EXERCISE AIM
Begin with the first line and repeat exactly through the line containing "levels_discharge = [-1.8, -4.8, -7.9]"; leave every image out.

GIVEN INFORMATION
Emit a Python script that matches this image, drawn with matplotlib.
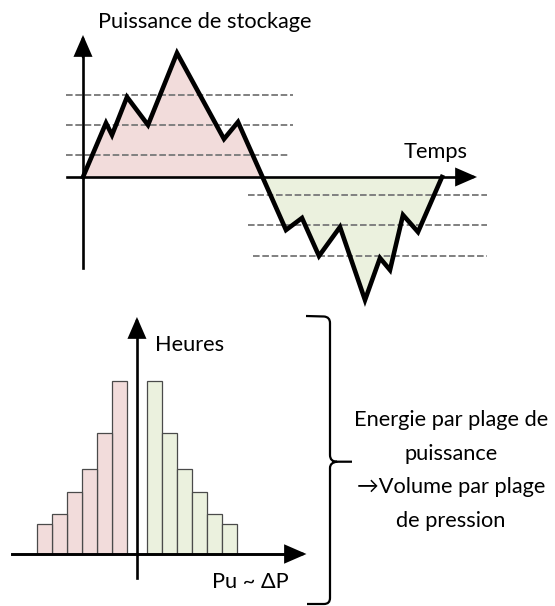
import matplotlib
matplotlib.use("Agg")
import matplotlib.pyplot as plt
from matplotlib.path import Path
from matplotlib.patches import PathPatch

# Storage power over time (arbitrary units): charging > 0, discharging < 0
time = [0.0, 2.3, 2.9, 4.4, 6.5, 9.4, 14.1, 15.5, 17.95,
        20.3, 21.9, 23.6, 25.7, 28.2, 29.7, 30.7, 32.0, 33.5, 35.9]
power = [0.0, 5.4, 4.2, 8.0, 5.2, 12.4, 3.8, 5.5, 0.0,
         -5.3, -4.1, -7.9, -5.0, -12.3, -8.1, -9.3, -3.8, -5.5, 0.0]
i_cross = 8  # index where the power changes sign

# Power range boundaries
levels_charge = [8.2, 5.2, 2.2]
levels_discharge = [-1.8, -4.8, -7.9]

# Hours spent in each power class (class 1 is closest to zero)
classes = [1, 2, 3, 4, 5, 6]
hours_charge = [17.3, 12.1, 8.5, 6.2, 4.0, 3.0]
hours_discharge = [17.3, 12.1, 8.5, 6.2, 4.0, 3.0]

PINK = "#F2DCDB"
GREEN = "#EBF1DE"
FONT = ["Lato", "DejaVu Sans"]
W, H = 555, 606

fig = plt.figure(figsize=(W / 100, H / 100), dpi=100)


def arrow(ax, x0, y0, x1, y1, lw=1.9):
    ax.annotate("", xy=(x1, y1), xytext=(x0, y0),
                arrowprops=dict(arrowstyle="-|>,head_length=0.62,head_width=0.27",
                                mutation_scale=20, lw=lw, color="black",
                                shrinkA=0, shrinkB=0, joinstyle="miter"),
                zorder=6)


# ---------- top panel: power vs time ----------
top_h = 330
ax1 = fig.add_axes([0, 1 - top_h / H, 1, top_h / H])
ax1.set_xlim(-8.3, 47.2)
ax1.set_ylim(-15.3, 17.7)
ax1.axis("off")

ax1.fill(time[:i_cross + 1], power[:i_cross + 1], color=PINK, lw=0, zorder=1)
ax1.fill(time[i_cross:], power[i_cross:], color=GREEN, lw=0, zorder=1)

for lv, (a, b) in zip(levels_charge, [(-1.7, 21.0), (-1.7, 21.0), (-1.7, 20.5)]):
    ax1.plot([a, b], [lv, lv], color="#808080", lw=1.4, dashes=(3.4, 1.4), zorder=2)
for lv, (a, b) in zip(levels_discharge, [(16.5, 40.4), (16.5, 40.4), (17.0, 40.4)]):
    ax1.plot([a, b], [lv, lv], color="#808080", lw=1.4, dashes=(3.4, 1.4), zorder=2)

ax1.plot(time, power, color="black", lw=3.3, solid_joinstyle="miter", zorder=4)

# axes
ax1.plot([0, 0], [-9.1, 12.6], color="black", lw=1.9, zorder=3)
arrow(ax1, 0, 12.0, 0, 14.2)
ax1.plot([-1.6, 38.2], [0, 0], color="black", lw=1.9, zorder=3)
arrow(ax1, 37.5, 0, 39.4, 0)

# ---------- bottom panel: hours per power class ----------
bot_h = 306
ax2 = fig.add_axes([0, 0, 1, bot_h / H])
ax2.set_xlim(-9.13, 27.87)
ax2.set_ylim(-5.2, 25.4)
ax2.axis("off")

gap = 0.18
xl = [-(c + gap) for c in classes]
xr = [c + gap for c in classes]
ax2.bar(xl, hours_charge, width=1.0, color=PINK, edgecolor="#4a4a4a", lw=0.9, zorder=2)
ax2.bar(xr, hours_discharge, width=1.0, color=GREEN, edgecolor="#4a4a4a", lw=0.9, zorder=2)

ax2.plot([0, 0], [-2.4, 22.6], color="black", lw=1.9, zorder=3)
arrow(ax2, 0, 22.0, 0, 23.7)
ax2.plot([-8.33, 10.5], [0, 0], color="black", lw=2.1, zorder=3)
arrow(ax2, 10.0, 0, 11.3, 0, lw=2.1)

# ---------- overlay: labels and brace (pixel coordinates) ----------
ov = fig.add_axes([0, 0, 1, 1])
ov.set_xlim(0, W)
ov.set_ylim(H, 0)
ov.axis("off")

fs = 15.7
ov.text(205, 28, "Puissance de stockage", family=FONT, fontsize=fs,
        ha="center", va="baseline")
ov.text(436, 158, "Temps", family=FONT, fontsize=fs, ha="center", va="baseline")
ov.text(155, 351, "Heures", family=FONT, fontsize=fs, ha="left", va="baseline")
ov.text(250, 588, "Pu ~ ΔP", family=FONT, fontsize=fs, ha="center", va="baseline")

lines = ["Energie par plage de", "puissance", "→Volume par plage", "de pression"]
for k, s in enumerate(lines):
    ov.text(451, 426 + 33.7 * k, s, family=FONT, fontsize=fs,
            ha="center", va="baseline")

verts = [(306, 316), (324, 316.5), (330, 317), (330, 323), (330, 455),
         (330, 461.7), (337, 461.7), (352, 461.7),
         (337, 461.7), (330, 462.5), (330, 468), (330, 598),
         (330, 604), (324, 604), (307, 604)]
codes = [Path.MOVETO, Path.LINETO, Path.CURVE3, Path.CURVE3, Path.LINETO,
         Path.CURVE3, Path.CURVE3, Path.LINETO,
         Path.MOVETO, Path.CURVE3, Path.CURVE3, Path.LINETO,
         Path.CURVE3, Path.CURVE3, Path.LINETO]
ov.add_patch(PathPatch(Path(verts, codes), fill=False, lw=1.6, color="black"))

fig.savefig("out.png", dpi=100)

EXPECTED ANSWER
Emit a Python script that matches this image, drawn with matplotlib.
import matplotlib
matplotlib.use("Agg")
import matplotlib.pyplot as plt
from matplotlib.path import Path
from matplotlib.patches import PathPatch

# Storage power over time (arbitrary units): charging > 0, discharging < 0
time = [0.0, 2.3, 2.9, 4.4, 6.5, 9.4, 14.1, 15.5, 17.95,
        20.3, 21.9, 23.6, 25.7, 28.2, 29.7, 30.7, 32.0, 33.5, 35.9]
power = [0.0, 5.4, 4.2, 8.0, 5.2, 12.4, 3.8, 5.5, 0.0,
         -5.3, -4.1, -7.9, -5.0, -12.3, -8.1, -9.3, -3.8, -5.5, 0.0]
i_cross = 8  # index where the power changes sign

# Power range boundaries
levels_charge = [8.2, 5.2, 2.2]
levels_discharge = [-1.8, -4.8, -7.9]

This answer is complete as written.